Take Dell and Compaq, the kings of bundled software crap, either one of two things will happen: all software will be installed with no CD for backup or it will become like the distros of the OS, where the installer can only be used on "your computer".
I got in trouble for donating 500 licences of MS Office 98, and MS windows that had been bundled with our machines when we changed to all open source. Apparently the IRS does not consider donation of microsoft software as a charitable contributuion of any value.
In the non-bundled reatil world, hasn't this been happening a EB and Software etc. for ages? I would beat a game, trade it for a little cash or a credit at the store. I guess when you do this online there is no way to know weather the software is on the original media or not.
"Get them before they get....
IANAL, but this obviously doesn't have anything to do with copyright law. You can't resell copies of this software or otherwise infringe on their copyrights any more than you ever could. The GPL gives you rights to copy above and beyond copyright law, and when used it is the only source of those additional rights, so you follow the rules or don't play.
This ruling would just mean that you could go out and resell that RedHat or Debian CD you bought. And, gee, guess what... you already could. ;-)
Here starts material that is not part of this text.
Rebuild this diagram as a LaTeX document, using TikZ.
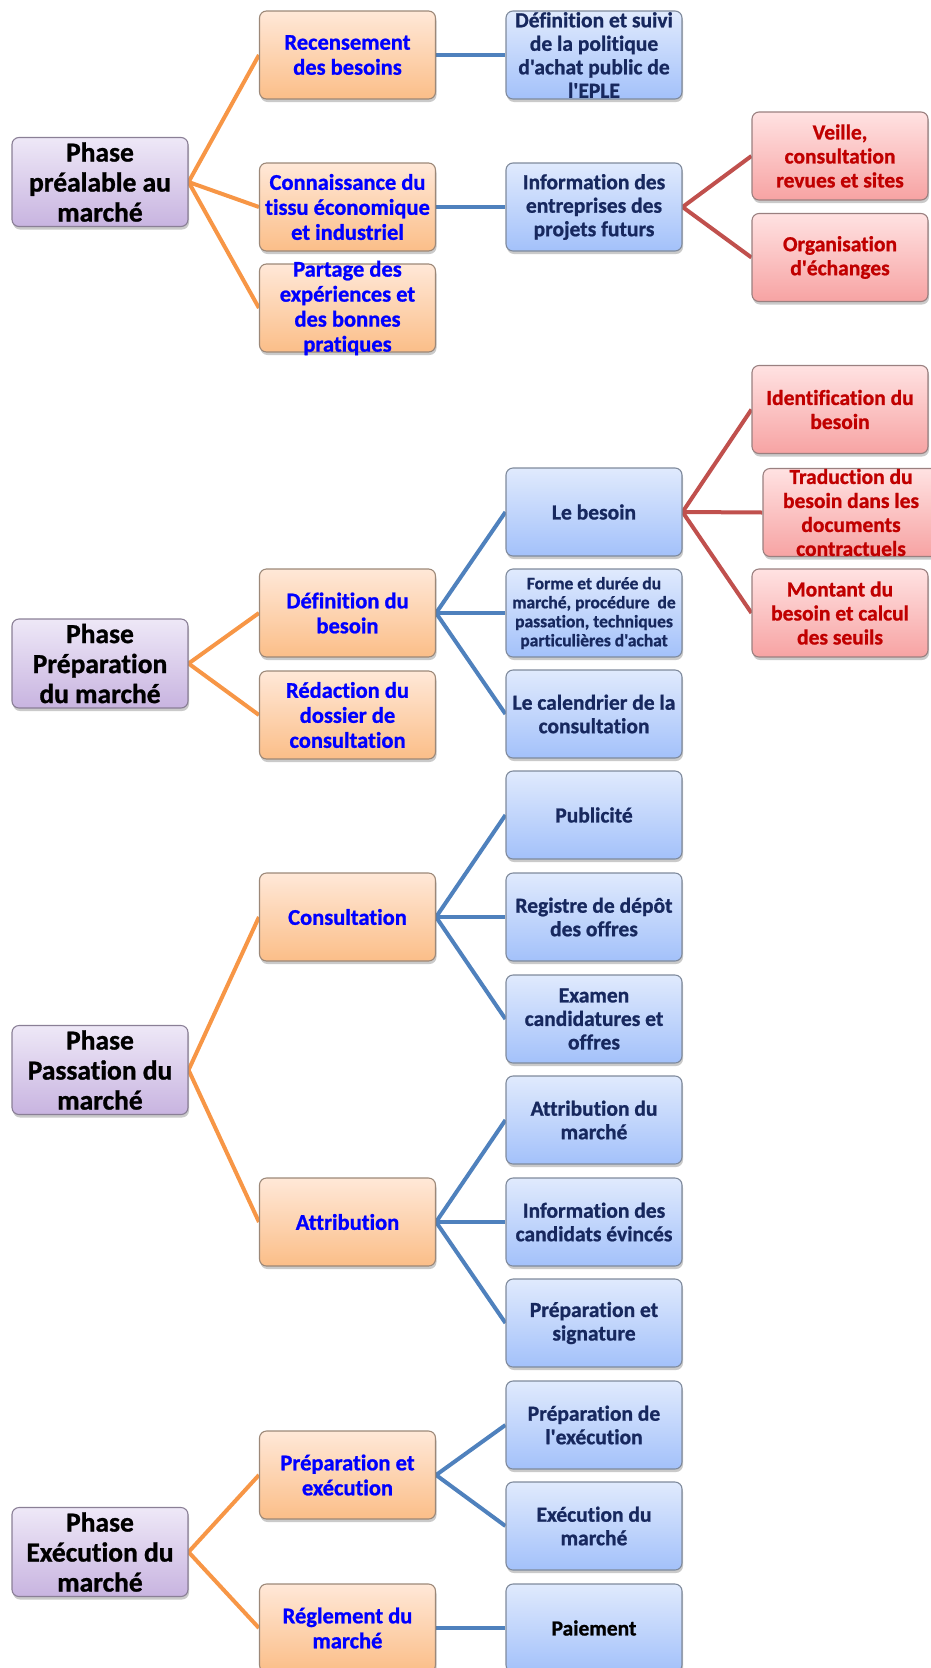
\documentclass[tikz,border=0pt]{standalone}
\usepackage{fontspec}
\setmainfont{Carlito}[Ligatures={TeXOff,CommonOff}, BoldFeatures={FakeBold=1}]
\usetikzlibrary{shadows,backgrounds}
\definecolor{pTop}{HTML}{EEE8F7}
\definecolor{pBot}{HTML}{C8B4E0}
\definecolor{pBord}{HTML}{8A7F96}
\definecolor{oTop}{HTML}{FFE8D8}
\definecolor{oBot}{HTML}{FBBE88}
\definecolor{oBord}{HTML}{9C8878}
\definecolor{bTop}{HTML}{E0EAFD}
\definecolor{bBot}{HTML}{A3C1FA}
\definecolor{bBord}{HTML}{7F8A9C}
\definecolor{rTop}{HTML}{FFE2E2}
\definecolor{rBot}{HTML}{F7A3A3}
\definecolor{rBord}{HTML}{9A8080}
\definecolor{oLine}{HTML}{F79646}
\definecolor{bLine}{HTML}{4F81BD}
\definecolor{rLine}{HTML}{C0504D}
\definecolor{navy}{HTML}{17285E}
\definecolor{dred}{HTML}{C00000}
\tikzset{
  boxbase/.style={rounded corners=7pt, line width=1.1pt, minimum width=176pt, minimum height=88pt,
    inner sep=0pt, drop shadow={shadow xshift=1pt, shadow yshift=-3pt, opacity=0.35, fill=black!60}},
  pbox/.style={boxbase, draw=pBord, top color=pTop, bottom color=pBot, minimum height=89pt},
  obox/.style={boxbase, draw=oBord, top color=oTop, bottom color=oBot},
  bbox/.style={boxbase, draw=bBord, top color=bTop, bottom color=bBot},
  rbox/.style={boxbase, draw=rBord, top color=rTop, bottom color=rBot},
  ptext/.style={align=center, inner sep=0pt, font=\fontsize{27.5}{30}\selectfont\bfseries, text=black},
  otext/.style={align=center, inner sep=0pt, font=\fontsize{22.5}{25}\selectfont\bfseries, text=blue},
  btext/.style={align=center, inner sep=0pt, font=\fontsize{21.5}{23.5}\selectfont\bfseries, text=navy},
  bsmall/.style={align=center, inner sep=0pt, font=\fontsize{17.5}{19}\selectfont\bfseries, text=navy},
  rtext/.style={align=center, inner sep=0pt, font=\fontsize{21.5}{24}\selectfont\bfseries, text=dred},
  oline/.style={draw=oLine, line width=4pt},
  bline/.style={draw=bLine, line width=4pt},
  rline/.style={draw=rLine, line width=4pt},
}
\begin{document}
\begin{tikzpicture}[x=1pt,y=-1pt]
\useasboundingbox (0,0) rectangle (931,1668);
% ---- Phase préalable
\node[pbox, label={[ptext]center:Phase\\préalable au\\marché}] (p1) at (100,182) {};
\node[obox, label={[otext]center:Recensement\\des besoins}] (recens) at (347.5,55) {};
\node[obox, label={[otext]center:Connaissance du\\tissu économique\\et industriel}] (connais) at (347.5,207) {};
\node[obox, label={[otext]center:Partage des\\expériences et\\des bonnes\\pratiques}] (partage) at (347.5,308) {};
\node[bbox, label={[btext]center:Définition et suivi\\de la politique\\d'achat public de\\l'EPLE}] (defsuivi) at (594,55) {};
\node[bbox, label={[btext]center:Information des\\entreprises des\\projets futurs}] (infoent) at (594,207) {};
\node[rbox, label={[rtext]center:Veille,\\consultation\\revues et sites}] (veille) at (840,156) {};
\node[rbox, label={[rtext]center:Organisation\\d'échanges}] (organis) at (840,257.5) {};
% ---- Phase préparation
\node[pbox, label={[ptext]center:Phase\\Préparation\\du marché}] (p2) at (100,663.5) {};
\node[obox, label={[otext]center:Définition du\\besoin}] (defbes) at (347.5,613) {};
\node[obox, label={[otext]center:Rédaction du\\dossier de\\consultation}] (redac) at (347.5,715) {};
\node[bbox, label={[btext]center:Le besoin}] (lebesoin) at (594,512) {};
\node[bbox, label={[bsmall]center:Forme et durée du\\marché, procédure~ de\\passation, techniques\\particulières d'achat}] (forme) at (594,613) {};
\node[bbox, label={[btext]center:Le calendrier de la\\consultation}] (calend) at (594,714) {};
\node[rbox, label={[rtext]center:Identification du\\besoin}] (ident) at (840,409.5) {};
\node[rbox, label={[rtext]center:Traduction du\\besoin dans les\\documents\\contractuels}] (trad) at (851,512.5) {};
\node[rbox, label={[rtext]center:Montant du\\besoin et calcul\\des seuils}] (montant) at (840,613) {};
% ---- Phase passation
\node[pbox, label={[ptext]center:Phase\\Passation du\\marché}] (p3) at (100,1070) {};
\node[obox, label={[otext]center:Consultation}] (consult) at (347.5,917) {};
\node[obox, label={[otext]center:Attribution}] (attrib) at (347.5,1222) {};
\node[bbox, label={[btext]center:Publicité}] (pub) at (594,815) {};
\node[bbox, label={[btext]center:Registre de dépôt\\des offres}] (registre) at (594,917) {};
\node[bbox, label={[btext]center:Examen\\candidatures et\\offres}] (examen) at (594,1019) {};
\node[bbox, label={[btext]center:Attribution du\\marché}] (attmarche) at (594,1120) {};
\node[bbox, label={[btext]center:Information des\\candidats évincés}] (infocand) at (594,1222) {};
\node[bbox, label={[btext]center:Préparation et\\signature}] (prepsign) at (594,1323) {};
% ---- Phase exécution
\node[pbox, label={[ptext]center:Phase\\Exécution du\\marché}] (p4) at (100,1552) {};
\node[obox, label={[otext]center:Préparation et\\exécution}] (prepexec) at (347.5,1475) {};
\node[obox, label={[otext]center:Réglement du\\marché}] (reglement) at (347.5,1628) {};
\node[bbox, label={[btext]center:Préparation de\\l'exécution}] (prepdel) at (594,1425) {};
\node[bbox, label={[btext]center:Exécution du\\marché}] (execmarche) at (594,1526) {};
\node[bbox, label={[btext, text=black]center:Paiement}] (paiement) at (594,1628) {};
% ---- connectors
\begin{scope}[on background layer]
\draw[oline] (p1.east) -- (recens.west);
\draw[oline] (p1.east) -- (connais.west);
\draw[oline] (p1.east) -- (partage.west);
\draw[bline] (recens.east) -- (defsuivi.west);
\draw[bline] (connais.east) -- (infoent.west);
\draw[rline] (infoent.east) -- (veille.west);
\draw[rline] (infoent.east) -- (organis.west);
\draw[oline] (p2.east) -- (defbes.west);
\draw[oline] (p2.east) -- (redac.west);
\draw[bline] (defbes.east) -- (lebesoin.west);
\draw[bline] (defbes.east) -- (forme.west);
\draw[bline] (defbes.east) -- (calend.west);
\draw[rline] (lebesoin.east) -- (ident.west);
\draw[rline] (lebesoin.east) -- (trad.west);
\draw[rline] (lebesoin.east) -- (montant.west);
\draw[oline] (p3.east) -- (consult.west);
\draw[oline] (p3.east) -- (attrib.west);
\draw[bline] (consult.east) -- (pub.west);
\draw[bline] (consult.east) -- (registre.west);
\draw[bline] (consult.east) -- (examen.west);
\draw[bline] (attrib.east) -- (attmarche.west);
\draw[bline] (attrib.east) -- (infocand.west);
\draw[bline] (attrib.east) -- (prepsign.west);
\draw[oline] (p4.east) -- (prepexec.west);
\draw[oline] (p4.east) -- (reglement.west);
\draw[bline] (prepexec.east) -- (prepdel.west);
\draw[bline] (prepexec.east) -- (execmarche.west);
\draw[bline] (reglement.east) -- (paiement.west);
\end{scope}
\end{tikzpicture}
\end{document}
Don't think of it as a flame---it's more like an argument that does 3d6 fire damage
Aside from unbundling source code (which again, would probably only be legal if they were on different cds), the GPL does not restrict anything that first sale allows. In contrast, the GPL allows many things that first sale does not, for example unlimited redistribution, unlimited copying, redistribution of modified versions (so long as source code is made available), and so forth.
So, Microsoft could, for example, buy a Red Hat boxed set, and then resell it. They might be able to buy it, and sell the binary cds by themselves. They could not, however, buy a boxed set, hack the source, and incorporate elements into Windows XP II, or Windows YP , or whatever they plan to call the next one, without running afoul of copyright law.
"The question of whether a computer can think is no more interesting than that of whether a submarine can swim" -EWD
And here's how:
Person A downloads the GPLed software, makes whatever changes he wants to. He sells this software to Person B, along with the full source code; thus he is complying with the GPL. He doesn't have to give the source code to anyone but person B, because he's not distributing binaries to anyone but person B.
Person B then resells each copy of the software, without source code. He is not complying with the GPL, but that's okay, because he didn't agree to it. He is just exercising first sale rights that copyright law gives him.
The end result? Both people make money, both are obeying the law... but the spirit of the GPL gets raped.
I am (obviously) not a lawyer, but it seems like a legitimate scam to me.